We followed a relatively balanced sequence that last morning, putting together all we had learned over the week, giving thanks to Surya, the sun God and provider of life, and giving thanks to ourselves and each other for a fabulous week. It was truly an honor for me to teach up to 4 hours of yoga every day, I felt energized, alive and clear and hope that the students felt the benefit of practicing this much in a week and spending time in such a healing and happy environment.

After the class and our final breakfast together, we completed our burning bowl ceremony by writing down those things we would like to bring into our lives over the next year, a powerful practice and accompanied with angel card readings, how I love sharing these with others, they are fabulous ethereal beings!

The rest of the day we all pottered as we awaited our evening flight to Gatwick from Agadir.  We had to vacate our bedrooms before breakfast but were able to enjoy full use of the Villa throughout the  day and a lunch was prepared for us as normal, and we even got a chocolate and banana cake to share too!

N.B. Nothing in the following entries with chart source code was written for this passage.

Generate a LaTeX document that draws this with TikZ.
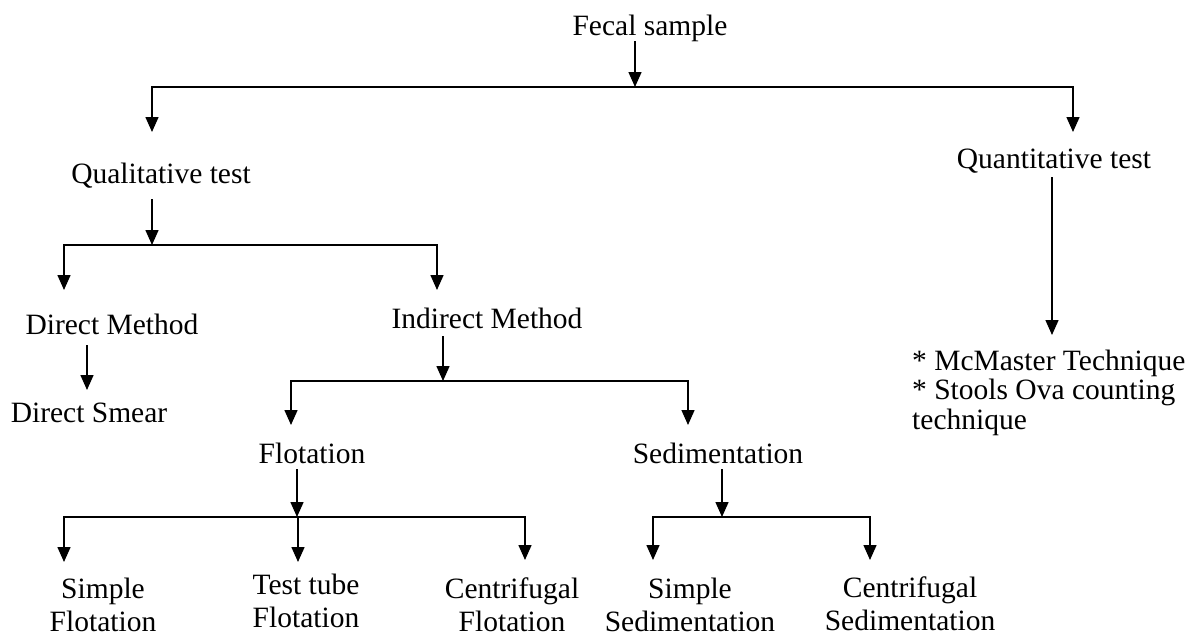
\documentclass[tikz,border=0pt]{standalone}
\usepackage{fontspec}
\setmainfont{Liberation Serif}
\usetikzlibrary{arrows.meta}
\begin{document}
\begin{tikzpicture}[x=1pt,y=-1pt,
  lbl/.style={inner sep=0pt,anchor=base,font={\fontsize{29.5}{31.5}\selectfont},text height=20pt,text depth=6pt},
  lbl2/.style={inner sep=0pt,anchor=base,align=center,font={\fontsize{29.5}{32.5}\selectfont}},
  ln/.style={line width=1.5pt,line join=miter},
  arr/.style={ln,-{Triangle[width=13pt,length=15pt]}}]
\fill[white] (0,0) rectangle (1192,637);
\useasboundingbox (0,0) rectangle (1192,637);
% nodes
\node[lbl] (fecal) at (650,35) {Fecal sample};
\node[lbl] (qual) at (161,183) {Qualitative test};
\node[lbl] (quan) at (1054,168) {Quantitative test};
\node[lbl] (dm) at (112,334) {Direct Method};
\node[lbl] (im) at (487,328) {Indirect Method};
\node[lbl] (ds) at (89,422) {Direct Smear};
\node[lbl] (flo) at (312,463) {Flotation};
\node[lbl] (sed) at (718,463) {Sedimentation};
\node[lbl2] (sf) at (103,631) {Simple\\Flotation};
\node[lbl2] (ttf) at (306,627) {Test tube\\Flotation};
\node[lbl2] (cf) at (512,631) {Centrifugal\\Flotation};
\node[lbl2] (ss) at (690,631) {Simple\\Sedimentation};
\node[lbl2] (cs) at (910,630) {Centrifugal\\Sedimentation};
\node[inner sep=0pt,anchor=base west,align=left,font={\fontsize{29.5}{29.5}\selectfont}] (mc) at (912,429) {* McMaster Technique\\* Stools Ova counting\\technique};
% junctions and arrow tips
\coordinate (j0) at (635,87);
\coordinate (qualin) at (152,132);
\coordinate (quanin) at (1073,132);
\coordinate (jq) at (152,245);
\coordinate (dmin) at (64,290);
\coordinate (imin) at (437,290);
\coordinate (dsin) at (87,390);
\coordinate (ji) at (443,381);
\coordinate (floin) at (291,425);
\coordinate (sedin) at (688,425);
\coordinate (jf) at (297,517);
\coordinate (sfin) at (64,562);
\coordinate (ttfin) at (298,562);
\coordinate (cfin) at (525,560);
\coordinate (js) at (722,517);
\coordinate (ssin) at (653,560);
\coordinate (csin) at (870,560);
\coordinate (mcin) at (1052,335);
% connectors
\draw[arr] (fecal.south -| j0) -- (j0);
\draw[arr] (j0) -| (qualin);
\draw[arr] (j0) -| (quanin);
\draw[arr] ([yshift=-10pt]qual.south -| jq) -- (jq);
\draw[arr] (jq) -| (dmin);
\draw[arr] (jq) -| (imin);
\draw[arr] ([yshift=-5pt]dm.south -| dsin) -- (dsin);
\draw[arr] ([yshift=-2pt]im.south -| ji) -- (ji);
\draw[arr] (ji) -| (floin);
\draw[arr] (ji) -| (sedin);
\draw[arr] (flo.south -| jf) -- (jf);
\draw[arr] (jf) -| (sfin);
\draw[arr] (jf) -| (ttfin);
\draw[arr] (jf) -| (cfin);
\draw[arr] (sed.south -| js) -- (js);
\draw[arr] (js) -| (ssin);
\draw[arr] (js) -| (csin);
\draw[arr] ([yshift=-3pt]quan.south -| mcin) -- (mcin);
\end{tikzpicture}
\end{document}
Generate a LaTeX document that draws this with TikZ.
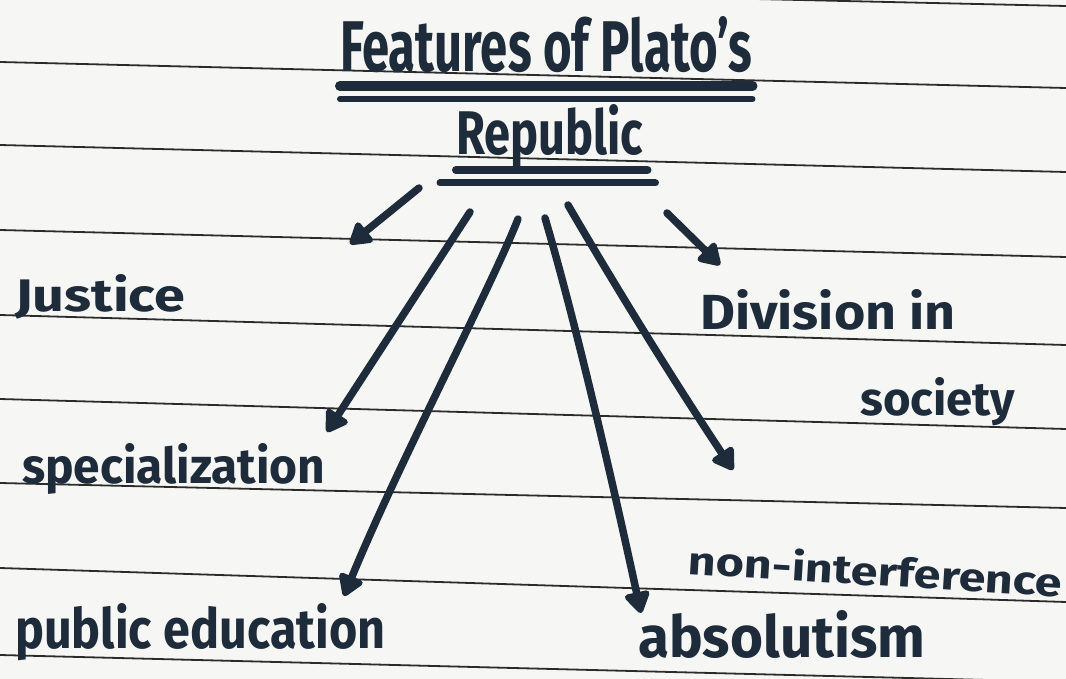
\documentclass[tikz,border=0pt]{standalone}
\usepackage{fontspec}
\setmainfont{Fira Sans}
\usetikzlibrary{arrows.meta}
\definecolor{ink}{HTML}{1E2B3A}
\definecolor{rule}{HTML}{2B2B2B}
\definecolor{paper}{HTML}{F6F6F4}
\newcommand{\hw}[3]{\resizebox{#1}{#2}{#3}}
\tikzset{
  lbl/.style={inner sep=0pt, anchor=base west, text=ink, font=\bfseries},
  ruled/.style={draw=rule, line width=1.8pt},
  uline/.style={draw=ink, line width=8pt, line cap=round},
  arr/.style={draw=ink, line width=7.5pt, line cap=round,
    -{Triangle[length=24pt,width=28pt,round]}},
}
\begin{document}
\begin{tikzpicture}[x=1pt,y=-1pt]
\useasboundingbox (0,0) rectangle (1066,679);
\fill[paper] (0,0) rectangle (1066,679);
\begin{scope}
\clip (0,0) rectangle (1066,679);
% ruled lines of the paper
\draw[ruled] (0,-18) -- (1066,6);
\draw[ruled] (0,62) -- (1066,88);
\draw[ruled] (0,145) -- (1066,172);
\draw[ruled] (0,230) -- (1066,257);
\draw[ruled] (0,315) -- (1066,345);
\draw[ruled] (0,399) -- (1066,429);
\draw[ruled] (0,483) -- (1066,508);
\draw[ruled] (0,568) -- (1066,602);
\draw[ruled] (0,655) -- (1066,682);
\end{scope}

% title
\node[lbl] (title1) at (340,72) {\hw{412pt}{55pt}{Features of Plato's}};
\node[lbl] (title2) at (456,155) {\hw{187pt}{50pt}{Republic}};
\draw[uline, line width=10pt] ([yshift=-14pt]title1.base west) -- ([yshift=-14pt]title1.base east);
\draw[uline, line width=6pt] ([yshift=-27pt]title1.base west) -- ([yshift=-27pt]title1.base east);
\draw[uline] ([yshift=-15pt]title2.base west) -- ([xshift=4pt,yshift=-15pt]title2.base east);
\draw[uline, line width=7pt] ([xshift=-16pt,yshift=-28pt]title2.base west) -- ([xshift=12pt,yshift=-28pt]title2.base east);

% labels
\node[lbl] (justice) at (15,312) {\hw{170pt}{37pt}{Justice}};
\node[lbl] (division) at (700,330) {\hw{255pt}{40pt}{Division in}};
\node[lbl] (society) at (860,415) {\hw{155pt}{38pt}{society}};
\node[lbl] (special) at (22,483) {\hw{303pt}{40pt}{specialization}};
\node[lbl] (public) at (15,648) {\hw{370pt}{45pt}{public education}};
\node[lbl, rotate=-3.5] (nonint) at (687,574) {\hw{375pt}{32pt}{non-interference}};
\node[lbl] (absol) at (638,657) {\hw{287pt}{47pt}{absolutism}};

% arrow end points
\coordinate (s1) at (419,188);
\coordinate (e1) at (350,244);
\coordinate (s2) at (470,212);
\coordinate (e2) at (327,432);
\coordinate (s3) at (518,219);
\coordinate (e3) at (344,596);
\coordinate (s4) at (545,218);
\coordinate (e4) at (641,613);
\coordinate (s5) at (568,205);
\coordinate (e5) at (733,470);
\coordinate (s6) at (667,213);
\coordinate (e6) at (720,265);

\draw[arr] (s1) -- (e1);
\draw[arr] (s2) -- (e2);
\draw[arr] (s3) .. controls (490,290) and (400,460) .. (e3);
\draw[arr] (s4) .. controls (575,320) and (610,470) .. (e4);
\draw[arr] (s5) .. controls (600,260) and (660,360) .. (e5);
\draw[arr] (s6) -- (e6);
\end{tikzpicture}
\end{document}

Some enjoyed their final massage, others scrubbed clean at the Hamman and others soaked up the last of the Moroccan sunshine by the pool or on the beach, us making the most of the opportunity to swim in the beautifully warm sea before returning to the cooler sea back home!

We were all flying back to Gatwick on the same flight that evening, which meant we did not get to our hotels until midnight.  Standing in the queue for check-in back to Guernsey the following morning at 7am with some of the other ladies, we commented how, in that early morning and lack of sleep, mid travelling state of being we felt anything but enlivened after our week of sun, yoga and healthy eating.  Still after a good night’s sleep I felt great and was delighted to be teaching the next evening and some of the ladies from the retreat even joined the class! Needless to say I have made a provisional booking for 2017 and Ewan and I are already looking forward to some more Moroccan fun and just hope that the planned development work in the area does not destroy what is indeed a hidden gem!